Pour faire court, en 1996, Jules me quitte aussi brutalement qu'il m'avait voulue toute à lui. Patatras, je retombe le nez dans le ruisseau de mes désillusions.
Mes grands rêves de fondation dynastique prennent l'eau : plus de papa pour mes enfants-pas-nés, mon ventre reste stérile.
Cerise sur le gâteau, j'ai du mal à me relever de l'opération de reconstruction de hanche que j'ai subie en 1995. De nouveaux examens se succèdent et, finalement, à la suite d'une erreur d'interprétation, on diagnostique une maladie grave que je n'ai pas. Mais il me faudra attendre un mois avant d'avoir le démenti. Un mois assez terrifiant.
Pour faire face, je cherche une occupation qui captive mon attention et me permette de rester immobile (je n'ai plus le droit de marcher). De bons amis me conseillent l'achat d'un ordinateur, et viennent me livrer à domicile, dans un carton, celui qui allait devenir mon compagnon, "Gros bestiau". Bien sûr, c'est un pécé (je ne suis pas encore entrée dans l'univers magique d'Apple. Il est gros et plutôt moche, démarre sous DOS et ronfle comme un octogénaire asmathique, mais je l'aime.
J'achète "Windows pour les Nuls", et en avant pour la domestication du bestiau.
Cet ordinateur va me sauver la vie, d'abord je me cantonne au traitement de textes, je fabrique des cartes de visite et autres bricoles, je modifie des photos. J'achète des Cédéroms, je reste baba devant l'Encyclopedia universalis qui tient en une pochette... Je vais d'émerveillements et émerveillements. Peu à peu, ma peine s'use sous les touches de mon clavier, mon écran sèche mes larmes.
A l'été 1996, je retrouve enfin une marche sans boîterie. Même si le haut de ma jambe gauche reste presque insensible (sauf de pénibles décharges électriques), elle a repris une apparence quasi-normale.
Pour mon coeur, c'est une autre histoire, il est tout mâché.

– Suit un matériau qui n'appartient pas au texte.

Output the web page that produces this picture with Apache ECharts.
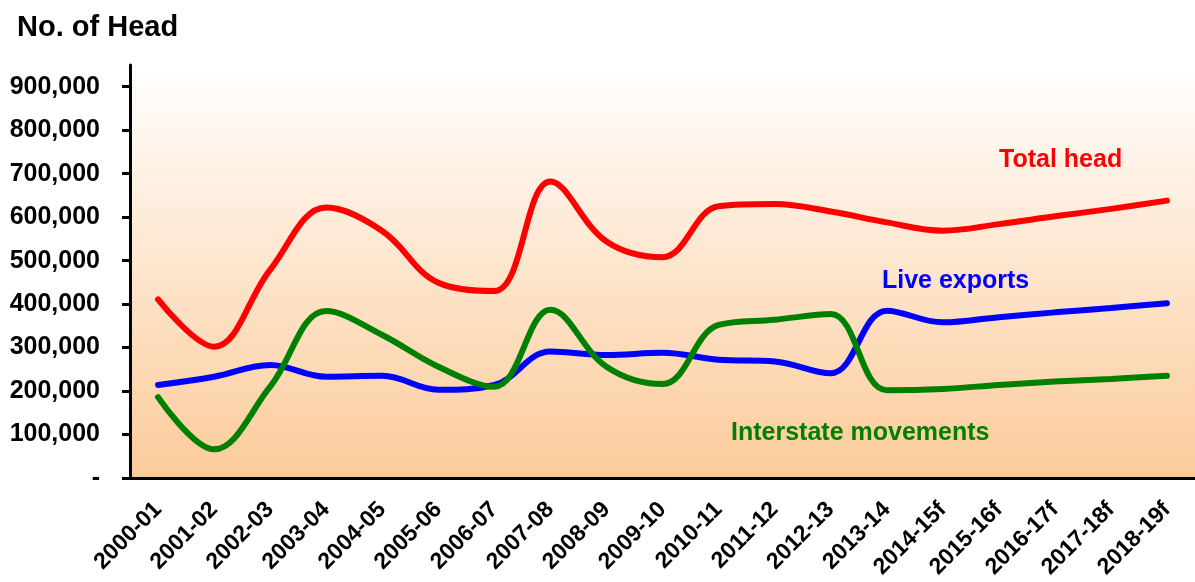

A 35 ans, je me sens comme une femme que la vie aurait rouée de coups mais qui n'a pas dit son dernier mot.
une réaction
1 De gilda - 02/09/2007, 22:08
Malgré mes presque 10 ans de plus, je vais essayer de faire mienne ce qui pourrait dans ta dernière phrase constituer une sorte de devise pour se relever.
Je vois que nous sommes assez nombreuses dans le club des graves diagnostiquées par erreur. C'est quelque chose auquel on fait face sur le moment, puis dont on est heureuses de profiter du soulagement, mais qui sape bien de l'énergie (dans mon cas, à retardement) sans parler de la confiance (en la médecine, globalement).